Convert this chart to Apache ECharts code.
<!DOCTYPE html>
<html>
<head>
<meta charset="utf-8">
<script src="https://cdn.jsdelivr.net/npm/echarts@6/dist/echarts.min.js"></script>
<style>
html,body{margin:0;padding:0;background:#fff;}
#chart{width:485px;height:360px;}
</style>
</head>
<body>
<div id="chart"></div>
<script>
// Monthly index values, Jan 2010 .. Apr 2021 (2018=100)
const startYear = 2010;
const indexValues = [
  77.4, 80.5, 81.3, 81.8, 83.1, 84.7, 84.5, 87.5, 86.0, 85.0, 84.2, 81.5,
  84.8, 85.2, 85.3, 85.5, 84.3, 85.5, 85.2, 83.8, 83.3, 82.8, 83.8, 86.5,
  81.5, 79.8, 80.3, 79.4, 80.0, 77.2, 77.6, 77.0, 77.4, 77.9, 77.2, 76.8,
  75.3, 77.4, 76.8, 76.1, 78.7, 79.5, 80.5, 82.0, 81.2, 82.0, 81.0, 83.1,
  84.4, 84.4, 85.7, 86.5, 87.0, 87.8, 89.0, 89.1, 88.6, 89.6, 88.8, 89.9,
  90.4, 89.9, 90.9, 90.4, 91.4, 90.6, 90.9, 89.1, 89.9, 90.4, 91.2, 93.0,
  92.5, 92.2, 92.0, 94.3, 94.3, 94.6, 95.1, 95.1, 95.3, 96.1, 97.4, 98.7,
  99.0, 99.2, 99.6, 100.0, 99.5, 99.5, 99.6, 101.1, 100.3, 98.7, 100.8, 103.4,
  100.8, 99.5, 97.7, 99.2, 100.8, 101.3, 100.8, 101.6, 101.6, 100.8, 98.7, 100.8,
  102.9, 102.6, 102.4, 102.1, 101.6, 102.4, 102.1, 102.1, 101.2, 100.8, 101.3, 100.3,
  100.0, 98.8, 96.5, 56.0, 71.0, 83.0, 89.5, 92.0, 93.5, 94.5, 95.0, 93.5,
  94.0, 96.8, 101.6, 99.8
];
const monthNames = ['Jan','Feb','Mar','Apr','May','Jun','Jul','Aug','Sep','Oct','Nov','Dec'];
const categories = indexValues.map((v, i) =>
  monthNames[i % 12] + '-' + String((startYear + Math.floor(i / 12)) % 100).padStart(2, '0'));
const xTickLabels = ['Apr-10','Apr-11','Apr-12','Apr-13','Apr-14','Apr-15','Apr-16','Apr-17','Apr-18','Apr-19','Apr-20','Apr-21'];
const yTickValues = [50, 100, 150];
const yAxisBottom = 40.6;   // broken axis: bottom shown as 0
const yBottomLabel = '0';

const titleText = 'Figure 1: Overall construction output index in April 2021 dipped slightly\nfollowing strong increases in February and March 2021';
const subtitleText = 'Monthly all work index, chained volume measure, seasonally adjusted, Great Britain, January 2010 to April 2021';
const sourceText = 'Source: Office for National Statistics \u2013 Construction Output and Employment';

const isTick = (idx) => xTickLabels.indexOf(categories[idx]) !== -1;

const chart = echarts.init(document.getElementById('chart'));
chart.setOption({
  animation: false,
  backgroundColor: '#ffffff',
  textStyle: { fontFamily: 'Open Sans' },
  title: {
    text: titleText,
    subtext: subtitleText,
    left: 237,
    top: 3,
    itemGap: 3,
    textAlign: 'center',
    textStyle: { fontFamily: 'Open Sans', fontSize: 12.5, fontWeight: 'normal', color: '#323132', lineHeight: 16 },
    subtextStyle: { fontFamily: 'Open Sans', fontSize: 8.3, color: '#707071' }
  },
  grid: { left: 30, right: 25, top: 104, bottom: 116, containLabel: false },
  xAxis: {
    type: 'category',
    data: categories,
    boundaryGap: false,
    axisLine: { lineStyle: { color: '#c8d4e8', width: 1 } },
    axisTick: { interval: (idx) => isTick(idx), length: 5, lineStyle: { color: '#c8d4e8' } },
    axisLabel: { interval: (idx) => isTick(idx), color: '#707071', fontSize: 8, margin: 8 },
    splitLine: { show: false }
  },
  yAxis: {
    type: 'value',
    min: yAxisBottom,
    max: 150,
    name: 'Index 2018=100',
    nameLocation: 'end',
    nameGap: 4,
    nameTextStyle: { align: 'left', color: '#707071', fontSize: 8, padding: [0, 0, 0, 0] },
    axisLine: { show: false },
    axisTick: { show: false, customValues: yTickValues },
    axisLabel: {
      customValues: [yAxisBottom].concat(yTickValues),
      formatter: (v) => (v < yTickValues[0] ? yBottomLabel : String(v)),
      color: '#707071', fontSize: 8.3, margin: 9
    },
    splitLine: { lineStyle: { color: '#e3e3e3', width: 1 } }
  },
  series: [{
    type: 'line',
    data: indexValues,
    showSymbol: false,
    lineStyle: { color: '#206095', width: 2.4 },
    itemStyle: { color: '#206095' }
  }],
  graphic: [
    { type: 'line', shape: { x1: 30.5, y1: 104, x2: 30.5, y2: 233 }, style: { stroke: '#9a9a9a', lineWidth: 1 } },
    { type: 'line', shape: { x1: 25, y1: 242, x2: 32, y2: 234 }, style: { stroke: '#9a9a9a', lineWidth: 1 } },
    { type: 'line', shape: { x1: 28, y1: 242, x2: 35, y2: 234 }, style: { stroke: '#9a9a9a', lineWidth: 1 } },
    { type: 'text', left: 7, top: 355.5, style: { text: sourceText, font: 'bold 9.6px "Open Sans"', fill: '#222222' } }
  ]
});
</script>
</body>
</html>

To do: Repeat the preceding lines exactly, please, every one of them.

Task output:
Convert this chart to Apache ECharts code.
<!DOCTYPE html>
<html>
<head>
<meta charset="utf-8">
<script src="https://cdn.jsdelivr.net/npm/echarts@6/dist/echarts.min.js"></script>
<style>
html,body{margin:0;padding:0;background:#fff;}
#chart{width:485px;height:360px;}
</style>
</head>
<body>
<div id="chart"></div>
<script>
// Monthly index values, Jan 2010 .. Apr 2021 (2018=100)
const startYear = 2010;
const indexValues = [
  77.4, 80.5, 81.3, 81.8, 83.1, 84.7, 84.5, 87.5, 86.0, 85.0, 84.2, 81.5,
  84.8, 85.2, 85.3, 85.5, 84.3, 85.5, 85.2, 83.8, 83.3, 82.8, 83.8, 86.5,
  81.5, 79.8, 80.3, 79.4, 80.0, 77.2, 77.6, 77.0, 77.4, 77.9, 77.2, 76.8,
  75.3, 77.4, 76.8, 76.1, 78.7, 79.5, 80.5, 82.0, 81.2, 82.0, 81.0, 83.1,
  84.4, 84.4, 85.7, 86.5, 87.0, 87.8, 89.0, 89.1, 88.6, 89.6, 88.8, 89.9,
  90.4, 89.9, 90.9, 90.4, 91.4, 90.6, 90.9, 89.1, 89.9, 90.4, 91.2, 93.0,
  92.5, 92.2, 92.0, 94.3, 94.3, 94.6, 95.1, 95.1, 95.3, 96.1, 97.4, 98.7,
  99.0, 99.2, 99.6, 100.0, 99.5, 99.5, 99.6, 101.1, 100.3, 98.7, 100.8, 103.4,
  100.8, 99.5, 97.7, 99.2, 100.8, 101.3, 100.8, 101.6, 101.6, 100.8, 98.7, 100.8,
  102.9, 102.6, 102.4, 102.1, 101.6, 102.4, 102.1, 102.1, 101.2, 100.8, 101.3, 100.3,
  100.0, 98.8, 96.5, 56.0, 71.0, 83.0, 89.5, 92.0, 93.5, 94.5, 95.0, 93.5,
  94.0, 96.8, 101.6, 99.8
];
const monthNames = ['Jan','Feb','Mar','Apr','May','Jun','Jul','Aug','Sep','Oct','Nov','Dec'];
const categories = indexValues.map((v, i) =>
  monthNames[i % 12] + '-' + String((startYear + Math.floor(i / 12)) % 100).padStart(2, '0'));
const xTickLabels = ['Apr-10','Apr-11','Apr-12','Apr-13','Apr-14','Apr-15','Apr-16','Apr-17','Apr-18','Apr-19','Apr-20','Apr-21'];
const yTickValues = [50, 100, 150];
const yAxisBottom = 40.6;   // broken axis: bottom shown as 0
const yBottomLabel = '0';

const titleText = 'Figure 1: Overall construction output index in April 2021 dipped slightly\nfollowing strong increases in February and March 2021';
const subtitleText = 'Monthly all work index, chained volume measure, seasonally adjusted, Great Britain, January 2010 to April 2021';
const sourceText = 'Source: Office for National Statistics \u2013 Construction Output and Employment';

const isTick = (idx) => xTickLabels.indexOf(categories[idx]) !== -1;

const chart = echarts.init(document.getElementById('chart'));
chart.setOption({
  animation: false,
  backgroundColor: '#ffffff',
  textStyle: { fontFamily: 'Open Sans' },
  title: {
    text: titleText,
    subtext: subtitleText,
    left: 237,
    top: 3,
    itemGap: 3,
    textAlign: 'center',
    textStyle: { fontFamily: 'Open Sans', fontSize: 12.5, fontWeight: 'normal', color: '#323132', lineHeight: 16 },
    subtextStyle: { fontFamily: 'Open Sans', fontSize: 8.3, color: '#707071' }
  },
  grid: { left: 30, right: 25, top: 104, bottom: 116, containLabel: false },
  xAxis: {
    type: 'category',
    data: categories,
    boundaryGap: false,
    axisLine: { lineStyle: { color: '#c8d4e8', width: 1 } },
    axisTick: { interval: (idx) => isTick(idx), length: 5, lineStyle: { color: '#c8d4e8' } },
    axisLabel: { interval: (idx) => isTick(idx), color: '#707071', fontSize: 8, margin: 8 },
    splitLine: { show: false }
  },
  yAxis: {
    type: 'value',
    min: yAxisBottom,
    max: 150,
    name: 'Index 2018=100',
    nameLocation: 'end',
    nameGap: 4,
    nameTextStyle: { align: 'left', color: '#707071', fontSize: 8, padding: [0, 0, 0, 0] },
    axisLine: { show: false },
    axisTick: { show: false, customValues: yTickValues },
    axisLabel: {
      customValues: [yAxisBottom].concat(yTickValues),
      formatter: (v) => (v < yTickValues[0] ? yBottomLabel : String(v)),
      color: '#707071', fontSize: 8.3, margin: 9
    },
    splitLine: { lineStyle: { color: '#e3e3e3', width: 1 } }
  },
  series: [{
    type: 'line',
    data: indexValues,
    showSymbol: false,
    lineStyle: { color: '#206095', width: 2.4 },
    itemStyle: { color: '#206095' }
  }],
  graphic: [
    { type: 'line', shape: { x1: 30.5, y1: 104, x2: 30.5, y2: 233 }, style: { stroke: '#9a9a9a', lineWidth: 1 } },
    { type: 'line', shape: { x1: 25, y1: 242, x2: 32, y2: 234 }, style: { stroke: '#9a9a9a', lineWidth: 1 } },
    { type: 'line', shape: { x1: 28, y1: 242, x2: 35, y2: 234 }, style: { stroke: '#9a9a9a', lineWidth: 1 } },
    { type: 'text', left: 7, top: 355.5, style: { text: sourceText, font: 'bold 9.6px "Open Sans"', fill: '#222222' } }
  ]
});
</script>
</body>
</html>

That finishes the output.